Resonances Required: Dynamical Analysis of the 24 Sex and HD 200964 Planetary Systems

TL;DR

This study uses detailed dynamical simulations to demonstrate that the 24 Sextantis and HD 200964 planetary systems are only stable if their planets are in specific mean-motion resonances, explaining their current configurations.

Contribution

The paper provides the first detailed dynamical analysis showing that the observed planetary configurations are only feasible within narrow resonant stability zones.

Findings

Both systems' best-fit orbits are in narrow stable resonance zones.

Stability is highly sensitive to orbital inclination, collapsing with increased inclination.

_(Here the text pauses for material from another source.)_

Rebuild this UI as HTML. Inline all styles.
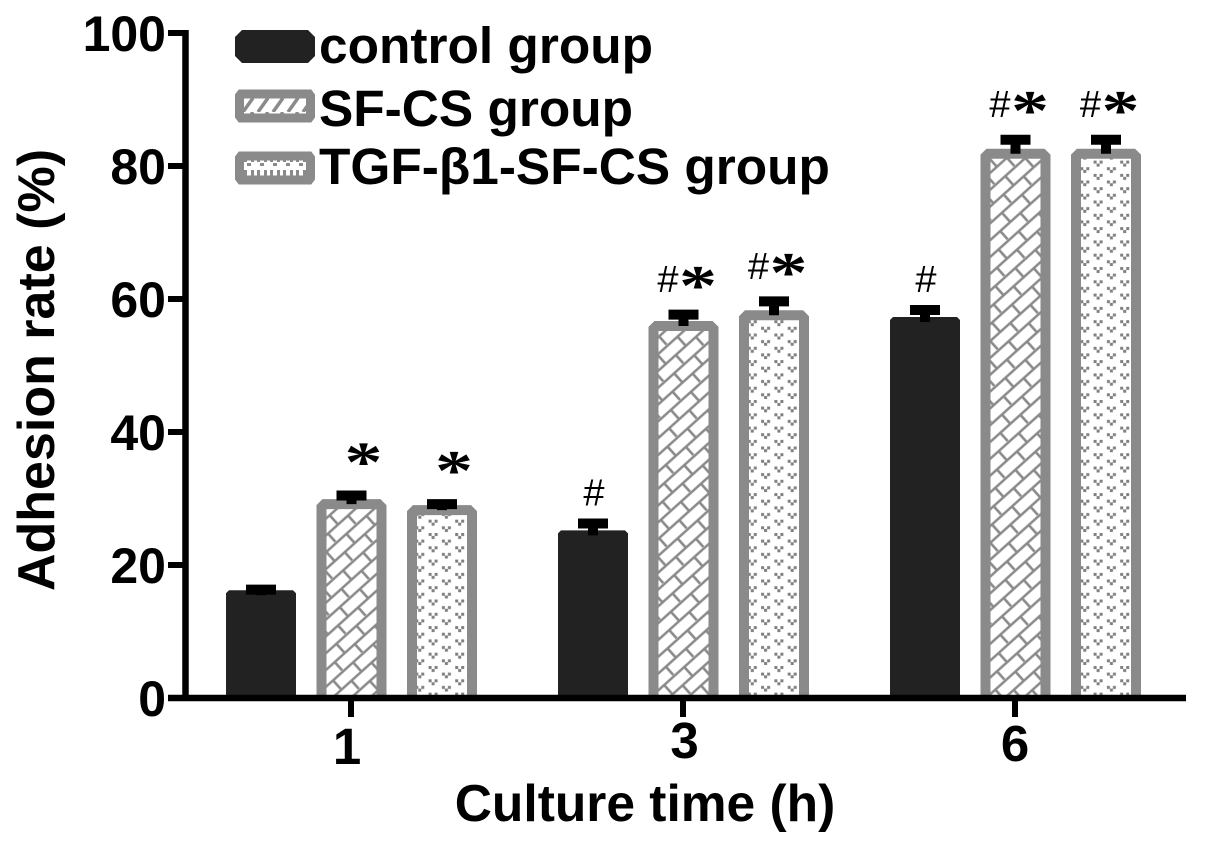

Planets are only dynamically feasible if trapped in specific mean-motion resonances.

Abstract

We perform several suites of highly detailed dynamical simulations to investigate the architectures of the 24 Sextantis and HD 200964 planetary systems. The best fit orbital solution for the two planets in the 24 Sex system places them on orbits with periods that lie very close to 2:1 commensurability, while that for the HD 200964 system places the two planets therein in orbits whose periods lie close to a 4:3 commensurability. In both cases, the proposed best-fit orbits are mutually crossing - a scenario that is only dynamically feasible if the planets are protected from close encounters by the effects of mutual mean motion resonance. Our simulations reveal that the best fit orbits for both systems lie within narrow islands of dynamical stability, and are surrounded by much larger regions of extreme instability. As such, we show that the planets are only feasible if they are currently trapped in mutual mean-motion resonance - the 2:1 resonance in the case of 24 Sex b and c, and the 4:3 resonance in the case of HD 200964 b and c. In both cases, the region of stability is strongest and most pronounced when the planetary orbits are mutually coplanar. As the inclination of planet c with respect to planet b is increased, the stability of both systems rapidly collapses.